Q. How would the United States react to a collapsed Palestinian Authority that plunges Israel into a bi-national reality?

A. Beyond the obvious danger to the two-state solution that Washington has traditionally supported and to Arab world (particularly Jordan’s) stability, the US would hopefully perceive at an early hour that it is dealing with a double-edged threat to Israel’s future as a democracy: from within Israel (neutralization of the judicial branch) and from across the green line West Bank boundary (the Palestinian issue). Netanyahu has already begun calming American fears with the dispatch to Washington of Minister of Strategic Affairs Ron Dermer.

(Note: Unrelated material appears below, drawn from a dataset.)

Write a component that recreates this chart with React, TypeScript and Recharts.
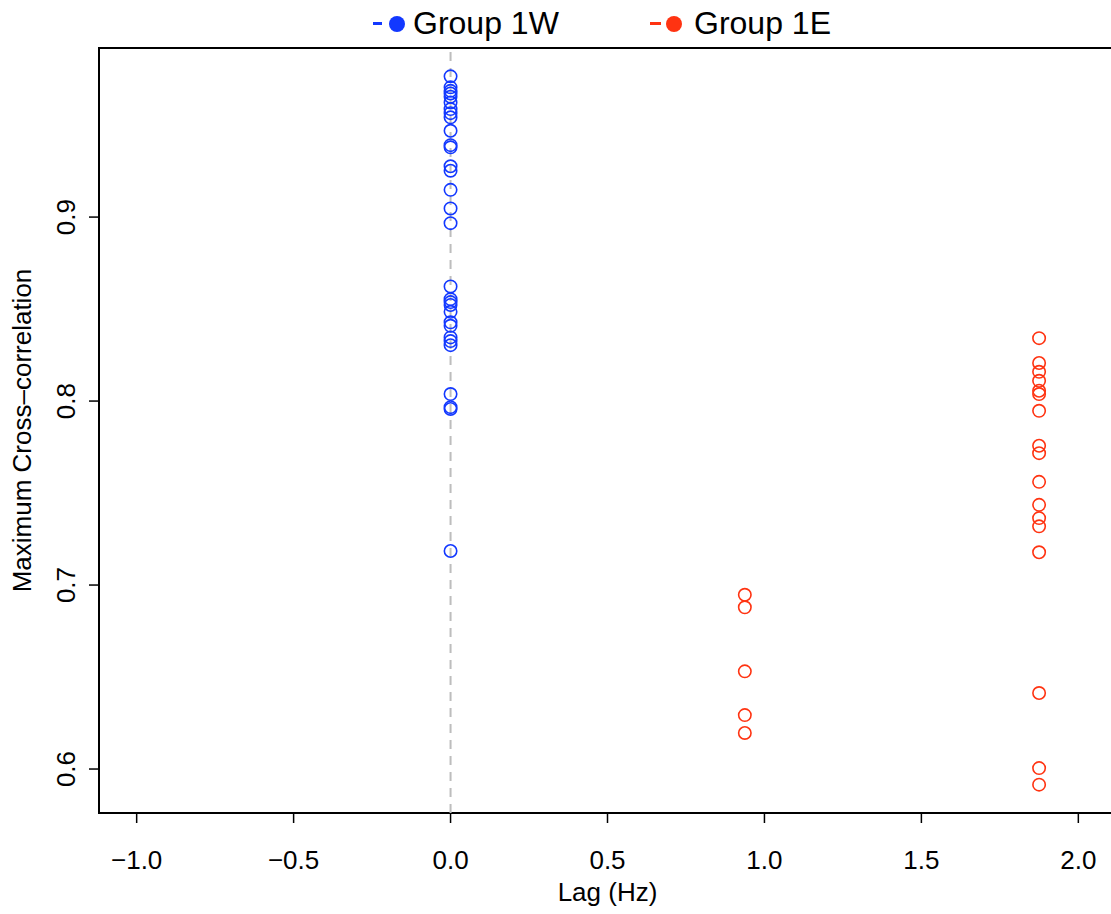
import React from "react";
import {
  ScatterChart,
  Scatter,
  XAxis,
  YAxis,
  ReferenceLine,
  ReferenceArea,
} from "recharts";

const BLUE = "#1238ff";
const RED = "#ff3311";

const seriesNames = ["Group 1W", "Group 1E"];

const groupWLag = 0;
const groupWCorr = [
  0.9765, 0.9705, 0.9686, 0.9672, 0.9654, 0.9623, 0.9587, 0.9565, 0.9542,
  0.9469, 0.9391, 0.9379, 0.9276, 0.9252, 0.9148, 0.9047, 0.8967, 0.8623,
  0.8554, 0.8538, 0.8522, 0.8485, 0.8428, 0.8409, 0.8346, 0.8326, 0.8304,
  0.8038, 0.7967, 0.7957, 0.7185,
];

const groupELagA = 0.9375;
const groupECorrA = [0.6947, 0.6879, 0.6531, 0.6293, 0.6196];

const groupELagB = 1.875;
const groupECorrB = [
  0.8342, 0.8207, 0.8159, 0.811, 0.8056, 0.8038, 0.7947, 0.7757, 0.7717,
  0.7561, 0.7436, 0.7364, 0.7319, 0.7178, 0.6413, 0.6005, 0.5915,
];

const xTicks = [-1.0, -0.5, 0.0, 0.5, 1.0, 1.5, 2.0];
const yTicks = [0.6, 0.7, 0.8, 0.9];
const xDomain = [-1.12, 2.12];
const yDomain = [0.5761, 0.9919];

const dataW = groupWCorr.map((y) => ({ x: groupWLag, y }));
const dataE = [
  ...groupECorrA.map((y) => ({ x: groupELagA, y })),
  ...groupECorrB.map((y) => ({ x: groupELagB, y })),
];

const FONT = "'Liberation Sans', Arial, Helvetica, sans-serif";

const fmt = (v: number) => {
  const s = v.toFixed(1);
  return s.startsWith("-") ? "\u2212" + s.slice(1) : s;
};

const openCircle = (color: string) => (props: any) => (
  <circle
    cx={props.cx}
    cy={props.cy}
    r={6.2}
    fill="none"
    stroke={color}
    strokeWidth={1.6}
  />
);

const XTick = (props: any) => {
  const { x, y, payload } = props;
  return (
    <text
      x={x}
      y={y}
      dy={44}
      textAnchor="middle"
      fontSize={26}
      fontFamily={FONT}
      fill="#000"
    >
      {fmt(payload.value)}
    </text>
  );
};

const YTick = (props: any) => {
  const { y, payload } = props;
  const cx = 66;
  return (
    <text
      x={cx}
      y={y}
      textAnchor="middle"
      dominantBaseline="central"
      transform={`rotate(-90, ${cx}, ${y})`}
      fontSize={26}
      fontFamily={FONT}
      fill="#000"
    >
      {fmt(payload.value)}
    </text>
  );
};

const LegendOverlay = () => {
  const items = [
    { name: seriesNames[0], color: BLUE, dash: 373, dashW: 9, dot: 389, text: 413 },
    { name: seriesNames[1], color: RED, dash: 650, dashW: 11, dot: 666, text: 694 },
  ];
  return (
    <div
      style={{
        position: "absolute",
        left: 0,
        top: 0,
        width: 1111,
        height: 48,
        pointerEvents: "none",
        fontFamily: FONT,
        fontSize: 32,
        color: "#000",
      }}
    >
      {items.map((it) => (
        <React.Fragment key={it.name}>
          <span
            style={{
              position: "absolute",
              left: it.dash,
              top: 22,
              width: it.dashW,
              height: 3,
              background: it.color,
            }}
          />
          <span
            style={{
              position: "absolute",
              left: it.dot,
              top: 16,
              width: 16,
              height: 16,
              borderRadius: 8,
              background: it.color,
            }}
          />
          <span
            style={{
              position: "absolute",
              left: it.text,
              top: 5,
              lineHeight: "36px",
              whiteSpace: "nowrap",
            }}
          >
            {it.name}
          </span>
        </React.Fragment>
      ))}
    </div>
  );
};

export default function App() {
  return (
    <div
      style={{
        position: "absolute",
        left: 0,
        top: 0,
        width: 1111,
        height: 914,
        overflow: "hidden",
        background: "#fff",
      }}
    >
      <ScatterChart
        width={1200}
        height={914}
        margin={{ top: 48, right: 84, bottom: 0, left: 0 }}
      >
        <XAxis
          type="number"
          dataKey="x"
          domain={xDomain}
          ticks={xTicks}
          allowDataOverflow
          axisLine={false}
          tickLine={{ stroke: "#000", strokeWidth: 1.5 }}
          tickSize={10}
          tick={<XTick />}
          height={101}
          label={{
            value: "Lag (Hz)",
            position: "insideBottom",
            offset: 13,
            fontSize: 26,
            fontFamily: FONT,
            fill: "#000",
          }}
        />
        <YAxis
          type="number"
          dataKey="y"
          domain={yDomain}
          ticks={yTicks}
          allowDataOverflow
          axisLine={false}
          tickLine={{ stroke: "#000", strokeWidth: 1.5 }}
          tickSize={10}
          tick={<YTick />}
          width={99}
          label={{
            value: "Maximum Cross\u2013correlation",
            angle: -90,
            position: "insideLeft",
            offset: 22,
            style: { textAnchor: "middle" },
            fontSize: 26,
            fontFamily: FONT,
            fill: "#000",
          }}
        />
        <ReferenceArea
          x1={xDomain[0]}
          x2={xDomain[1]}
          y1={yDomain[0]}
          y2={yDomain[1]}
          fill="none"
          stroke="#000"
          strokeWidth={2}
          ifOverflow="visible"
        />
        <ReferenceLine
          x={0}
          stroke="#bdbdbd"
          strokeWidth={2}
          strokeDasharray="9 7"
        />
        <Scatter
          name={seriesNames[0]}
          data={dataW}
          fill={BLUE}
          shape={openCircle(BLUE)}
          isAnimationActive={false}
        />
        <Scatter
          name={seriesNames[1]}
          data={dataE}
          fill={RED}
          shape={openCircle(RED)}
          isAnimationActive={false}
        />
      </ScatterChart>
      <LegendOverlay />
    </div>
  );
}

Dermer’s successor as ambassador in Washington, Michael Herzog, is of course already there. Both are pragmatic and reasonable. How they can possibly rationalize the anti-democratic deeds of Levin, Ben Gvir and Smotrich is beyond me.

Q. Bottom line: what are the immediate issues to watch?

A. Look for how new IDF Chief of Staff Herzi Halevi handles his relationship with Ben Gvir and Smotrich and their settler followers in the context of Halevi’s stewardship of the IDF in the West Bank. Keep a close eye on Jordan, which is keeping an even closer eye, for the most patriotic Hashemite-Jordanian reasons, on the fate of West Bank Palestinians.

Look out for the stability of the PA under the weakening administration of Abu Mazen. Watch whether, and at what pace, the security situation in the West Bank deteriorates, and what contribution newly-empowered West Bank settlers make to growing violence and anarchy.

Now imagine if all of this comes to a boil at once and how it negatively affects Israeli democracy--already eroded by Levin’s ‘reforms’.

(Note that this analysis ignores the daunting humanitarian aspects of Israel’s West Bank occupation. At the rate we are going, a less-than-democratic Israel will soon have its own troublesome domestic humanitarian dimension.)